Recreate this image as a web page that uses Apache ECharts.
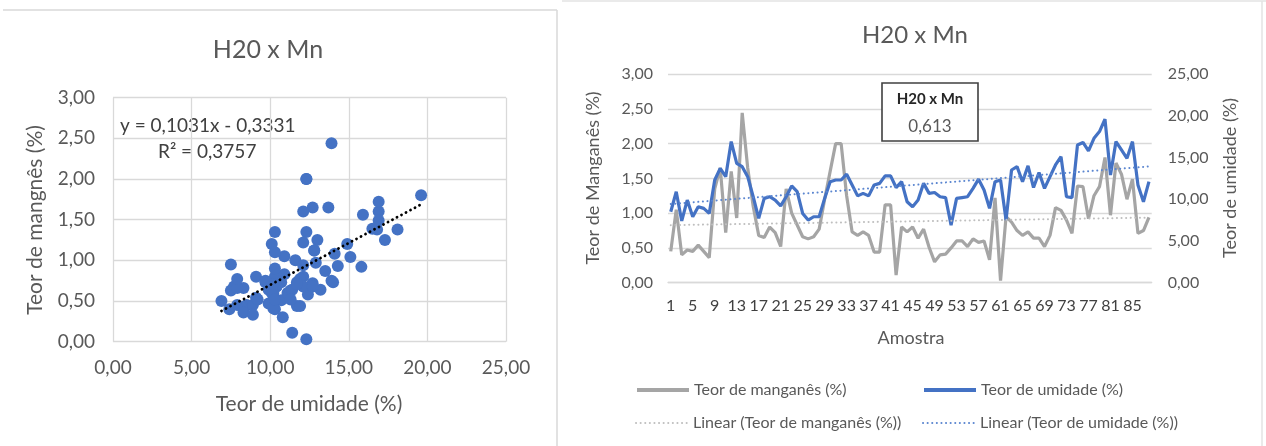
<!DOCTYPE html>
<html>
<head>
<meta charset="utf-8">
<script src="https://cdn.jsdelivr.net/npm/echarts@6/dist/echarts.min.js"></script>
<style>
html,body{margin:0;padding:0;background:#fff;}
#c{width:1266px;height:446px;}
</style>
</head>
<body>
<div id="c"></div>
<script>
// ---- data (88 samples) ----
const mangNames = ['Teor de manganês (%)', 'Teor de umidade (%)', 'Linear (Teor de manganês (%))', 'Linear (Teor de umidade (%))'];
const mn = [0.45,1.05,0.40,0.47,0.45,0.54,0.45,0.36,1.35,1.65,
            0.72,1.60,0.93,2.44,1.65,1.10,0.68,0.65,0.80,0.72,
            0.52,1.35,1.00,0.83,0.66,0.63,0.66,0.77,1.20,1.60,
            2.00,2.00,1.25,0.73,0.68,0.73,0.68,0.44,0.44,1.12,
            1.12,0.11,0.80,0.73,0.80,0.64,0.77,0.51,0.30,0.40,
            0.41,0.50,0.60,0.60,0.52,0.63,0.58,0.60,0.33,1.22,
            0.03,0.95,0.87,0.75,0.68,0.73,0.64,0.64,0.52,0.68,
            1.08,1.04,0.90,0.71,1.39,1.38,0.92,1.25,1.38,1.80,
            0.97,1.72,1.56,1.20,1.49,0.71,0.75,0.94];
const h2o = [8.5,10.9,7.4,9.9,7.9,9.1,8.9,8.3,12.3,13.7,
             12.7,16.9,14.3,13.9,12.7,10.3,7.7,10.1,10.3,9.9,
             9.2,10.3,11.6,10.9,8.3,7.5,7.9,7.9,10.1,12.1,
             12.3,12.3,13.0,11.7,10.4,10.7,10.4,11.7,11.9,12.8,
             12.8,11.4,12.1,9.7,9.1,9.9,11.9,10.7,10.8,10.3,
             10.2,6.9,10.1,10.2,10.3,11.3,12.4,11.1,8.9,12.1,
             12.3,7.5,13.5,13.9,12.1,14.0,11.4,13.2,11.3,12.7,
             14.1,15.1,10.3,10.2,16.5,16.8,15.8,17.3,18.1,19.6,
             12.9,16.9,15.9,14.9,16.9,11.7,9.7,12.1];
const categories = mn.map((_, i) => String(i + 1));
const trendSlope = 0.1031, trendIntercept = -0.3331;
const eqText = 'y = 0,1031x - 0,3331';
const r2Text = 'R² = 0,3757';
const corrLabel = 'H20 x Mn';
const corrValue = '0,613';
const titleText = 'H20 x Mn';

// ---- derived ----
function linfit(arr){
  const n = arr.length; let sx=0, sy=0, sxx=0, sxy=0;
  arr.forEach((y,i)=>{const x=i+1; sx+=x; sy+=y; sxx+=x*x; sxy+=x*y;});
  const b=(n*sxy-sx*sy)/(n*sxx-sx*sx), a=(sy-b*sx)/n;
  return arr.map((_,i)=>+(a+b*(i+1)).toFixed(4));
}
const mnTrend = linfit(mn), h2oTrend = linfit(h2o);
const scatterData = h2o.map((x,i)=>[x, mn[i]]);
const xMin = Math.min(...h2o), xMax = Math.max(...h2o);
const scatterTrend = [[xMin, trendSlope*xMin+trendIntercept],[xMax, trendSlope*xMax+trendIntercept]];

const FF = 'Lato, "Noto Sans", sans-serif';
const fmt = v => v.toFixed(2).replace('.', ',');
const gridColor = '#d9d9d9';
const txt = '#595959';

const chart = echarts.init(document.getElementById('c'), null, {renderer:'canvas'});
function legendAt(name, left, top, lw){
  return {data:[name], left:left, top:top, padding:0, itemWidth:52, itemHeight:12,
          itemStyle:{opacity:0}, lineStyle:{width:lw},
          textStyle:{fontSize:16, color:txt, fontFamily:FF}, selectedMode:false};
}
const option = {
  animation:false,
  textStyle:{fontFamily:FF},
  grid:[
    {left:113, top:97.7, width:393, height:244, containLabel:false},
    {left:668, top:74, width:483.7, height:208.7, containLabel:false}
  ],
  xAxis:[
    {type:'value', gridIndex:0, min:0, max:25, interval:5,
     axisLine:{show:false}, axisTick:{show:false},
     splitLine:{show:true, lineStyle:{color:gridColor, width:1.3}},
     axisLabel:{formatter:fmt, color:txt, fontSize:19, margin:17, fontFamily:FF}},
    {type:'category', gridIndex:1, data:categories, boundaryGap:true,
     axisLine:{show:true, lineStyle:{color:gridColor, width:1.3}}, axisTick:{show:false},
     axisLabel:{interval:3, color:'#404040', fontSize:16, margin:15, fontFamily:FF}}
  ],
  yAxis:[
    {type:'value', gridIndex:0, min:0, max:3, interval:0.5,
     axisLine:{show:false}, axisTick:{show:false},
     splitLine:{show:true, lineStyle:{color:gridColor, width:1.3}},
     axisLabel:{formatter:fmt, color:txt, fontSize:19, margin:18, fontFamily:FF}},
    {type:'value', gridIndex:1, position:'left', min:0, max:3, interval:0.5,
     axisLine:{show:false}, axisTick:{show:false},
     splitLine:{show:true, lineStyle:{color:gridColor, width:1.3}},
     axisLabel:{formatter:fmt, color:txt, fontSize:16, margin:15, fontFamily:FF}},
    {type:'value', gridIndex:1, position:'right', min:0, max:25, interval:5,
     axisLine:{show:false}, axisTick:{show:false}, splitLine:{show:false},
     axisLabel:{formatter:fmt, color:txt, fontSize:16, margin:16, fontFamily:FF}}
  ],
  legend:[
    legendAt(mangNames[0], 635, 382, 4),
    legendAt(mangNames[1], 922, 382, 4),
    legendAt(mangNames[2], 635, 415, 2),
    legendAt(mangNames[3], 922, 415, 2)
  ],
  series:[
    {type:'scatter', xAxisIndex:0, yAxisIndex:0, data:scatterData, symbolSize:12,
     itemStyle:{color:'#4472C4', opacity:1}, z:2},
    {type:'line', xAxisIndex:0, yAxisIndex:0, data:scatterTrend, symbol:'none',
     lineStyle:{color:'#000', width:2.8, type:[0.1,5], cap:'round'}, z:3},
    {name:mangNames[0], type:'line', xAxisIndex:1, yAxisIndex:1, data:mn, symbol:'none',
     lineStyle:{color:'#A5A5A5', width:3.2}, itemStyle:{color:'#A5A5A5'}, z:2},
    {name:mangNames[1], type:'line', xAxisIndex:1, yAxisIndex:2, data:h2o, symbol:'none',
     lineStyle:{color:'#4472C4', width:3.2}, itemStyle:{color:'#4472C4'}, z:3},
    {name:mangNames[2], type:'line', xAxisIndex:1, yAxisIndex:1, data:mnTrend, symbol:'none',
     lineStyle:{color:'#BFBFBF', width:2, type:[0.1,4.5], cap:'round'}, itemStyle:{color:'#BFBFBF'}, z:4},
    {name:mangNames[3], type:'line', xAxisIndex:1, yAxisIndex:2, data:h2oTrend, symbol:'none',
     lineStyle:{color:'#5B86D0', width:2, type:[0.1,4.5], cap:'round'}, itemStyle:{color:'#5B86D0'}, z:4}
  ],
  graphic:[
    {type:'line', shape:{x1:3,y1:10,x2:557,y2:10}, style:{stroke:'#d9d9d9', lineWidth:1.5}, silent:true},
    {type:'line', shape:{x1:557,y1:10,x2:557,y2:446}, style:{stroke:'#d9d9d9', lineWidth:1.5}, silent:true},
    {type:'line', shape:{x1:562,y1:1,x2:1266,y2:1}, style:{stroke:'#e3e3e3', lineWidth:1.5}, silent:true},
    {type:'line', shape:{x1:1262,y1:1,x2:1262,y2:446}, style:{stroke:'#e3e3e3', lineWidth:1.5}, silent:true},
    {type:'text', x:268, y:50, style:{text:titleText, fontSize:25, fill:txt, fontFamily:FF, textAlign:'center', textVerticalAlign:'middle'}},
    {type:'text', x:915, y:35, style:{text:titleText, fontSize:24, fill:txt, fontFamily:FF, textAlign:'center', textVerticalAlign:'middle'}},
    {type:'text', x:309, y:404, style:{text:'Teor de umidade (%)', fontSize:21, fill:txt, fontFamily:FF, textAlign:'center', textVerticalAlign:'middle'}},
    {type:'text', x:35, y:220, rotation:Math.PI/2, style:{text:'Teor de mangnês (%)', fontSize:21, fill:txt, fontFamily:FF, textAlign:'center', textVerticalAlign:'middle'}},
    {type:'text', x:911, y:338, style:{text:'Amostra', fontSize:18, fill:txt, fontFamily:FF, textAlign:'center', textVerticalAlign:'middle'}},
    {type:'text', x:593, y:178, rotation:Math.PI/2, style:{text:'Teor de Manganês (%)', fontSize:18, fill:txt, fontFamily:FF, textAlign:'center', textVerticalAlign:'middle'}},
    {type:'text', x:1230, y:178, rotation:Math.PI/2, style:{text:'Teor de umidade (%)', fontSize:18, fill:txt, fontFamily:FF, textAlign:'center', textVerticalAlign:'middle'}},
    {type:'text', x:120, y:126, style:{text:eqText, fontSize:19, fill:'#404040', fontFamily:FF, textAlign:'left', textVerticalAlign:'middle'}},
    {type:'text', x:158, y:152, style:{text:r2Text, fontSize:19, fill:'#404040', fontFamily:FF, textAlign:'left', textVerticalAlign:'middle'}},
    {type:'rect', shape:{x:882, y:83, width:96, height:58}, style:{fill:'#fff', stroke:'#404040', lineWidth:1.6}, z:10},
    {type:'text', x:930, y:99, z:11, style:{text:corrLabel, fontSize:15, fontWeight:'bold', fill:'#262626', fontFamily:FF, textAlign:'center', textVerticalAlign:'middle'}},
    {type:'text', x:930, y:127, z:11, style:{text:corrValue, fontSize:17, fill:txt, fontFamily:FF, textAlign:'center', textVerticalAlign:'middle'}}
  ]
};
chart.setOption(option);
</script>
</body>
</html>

——————————

= Task goal =
Repeat the listing above from its first line through the line that contains "const titleText = 'H20 x Mn';", both included, and nothing more. Drop the pictures.

= Output for this exercise =
Recreate this image as a web page that uses Apache ECharts.
<!DOCTYPE html>
<html>
<head>
<meta charset="utf-8">
<script src="https://cdn.jsdelivr.net/npm/echarts@6/dist/echarts.min.js"></script>
<style>
html,body{margin:0;padding:0;background:#fff;}
#c{width:1266px;height:446px;}
</style>
</head>
<body>
<div id="c"></div>
<script>
// ---- data (88 samples) ----
const mangNames = ['Teor de manganês (%)', 'Teor de umidade (%)', 'Linear (Teor de manganês (%))', 'Linear (Teor de umidade (%))'];
const mn = [0.45,1.05,0.40,0.47,0.45,0.54,0.45,0.36,1.35,1.65,
            0.72,1.60,0.93,2.44,1.65,1.10,0.68,0.65,0.80,0.72,
            0.52,1.35,1.00,0.83,0.66,0.63,0.66,0.77,1.20,1.60,
            2.00,2.00,1.25,0.73,0.68,0.73,0.68,0.44,0.44,1.12,
            1.12,0.11,0.80,0.73,0.80,0.64,0.77,0.51,0.30,0.40,
            0.41,0.50,0.60,0.60,0.52,0.63,0.58,0.60,0.33,1.22,
            0.03,0.95,0.87,0.75,0.68,0.73,0.64,0.64,0.52,0.68,
            1.08,1.04,0.90,0.71,1.39,1.38,0.92,1.25,1.38,1.80,
            0.97,1.72,1.56,1.20,1.49,0.71,0.75,0.94];
const h2o = [8.5,10.9,7.4,9.9,7.9,9.1,8.9,8.3,12.3,13.7,
             12.7,16.9,14.3,13.9,12.7,10.3,7.7,10.1,10.3,9.9,
             9.2,10.3,11.6,10.9,8.3,7.5,7.9,7.9,10.1,12.1,
             12.3,12.3,13.0,11.7,10.4,10.7,10.4,11.7,11.9,12.8,
             12.8,11.4,12.1,9.7,9.1,9.9,11.9,10.7,10.8,10.3,
             10.2,6.9,10.1,10.2,10.3,11.3,12.4,11.1,8.9,12.1,
             12.3,7.5,13.5,13.9,12.1,14.0,11.4,13.2,11.3,12.7,
             14.1,15.1,10.3,10.2,16.5,16.8,15.8,17.3,18.1,19.6,
             12.9,16.9,15.9,14.9,16.9,11.7,9.7,12.1];
const categories = mn.map((_, i) => String(i + 1));
const trendSlope = 0.1031, trendIntercept = -0.3331;
const eqText = 'y = 0,1031x - 0,3331';
const r2Text = 'R² = 0,3757';
const corrLabel = 'H20 x Mn';
const corrValue = '0,613';
const titleText = 'H20 x Mn';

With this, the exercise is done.